Does remarriage always end VA loan eligibility for a surviving spouse?
Not always. Some remarriage situations can preserve eligibility depending on age, date rules, and whether a later marriage ended. Because the rule is date sensitive, you should confirm eligibility before signing a purchase contract.
What form do surviving spouses use to apply for VA home loan eligibility?
Many surviving spouses use VA Form 26-1817 to request a determination of eligibility. Your lender may also assist with the process. Submitting a complete evidence packet, marriage proof, death proof, and service proof, reduces delays.
Can a surviving spouse use a VA loan to refinance?
Yes when eligible and when the lender approves. Refinancing still requires underwriting and, depending on the refinance type, may require current occupancy certification. Compare the new payment and total fees to your current loan before committing.
What documents do lenders usually need from surviving spouses?
Common documents include marriage evidence, death certificate, service record proof, and the COE determination. Lenders also require normal financial documents like pay records and bank statements.
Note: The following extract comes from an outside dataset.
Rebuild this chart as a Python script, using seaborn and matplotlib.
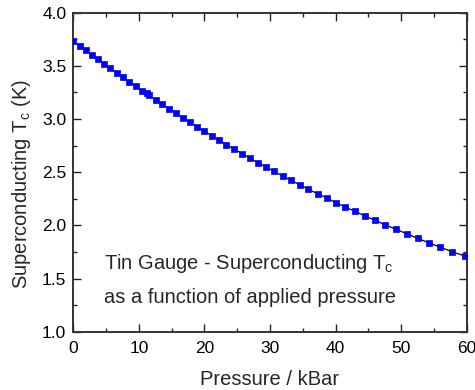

Missing pages and mismatched names are common delay triggers.
Can a surviving spouse buy a duplex with a VA loan?
Often yes if the property meets VA rules and you occupy one unit as a primary residence. Underwriting and appraisal can be stricter on multi unit homes. Plan for reserves and vacancy risk so the payment still works if rent is delayed.
Can a surviving spouse use the VA loan benefit more than once?
In many cases yes, but entitlement rules still apply. Keeping a VA financed property can tie up entitlement and reduce zero down buying power on the next purchase. Ask a lender to compute remaining entitlement before you buy again.
What is the biggest mistake surviving spouses make with VA loans?
The biggest mistake is starting a contract before eligibility and funding fee status are confirmed, then losing time to COE delays and disclosure corrections. The safest approach is underwriter reviewed preapproval, clean documents, and a conservative payment plan.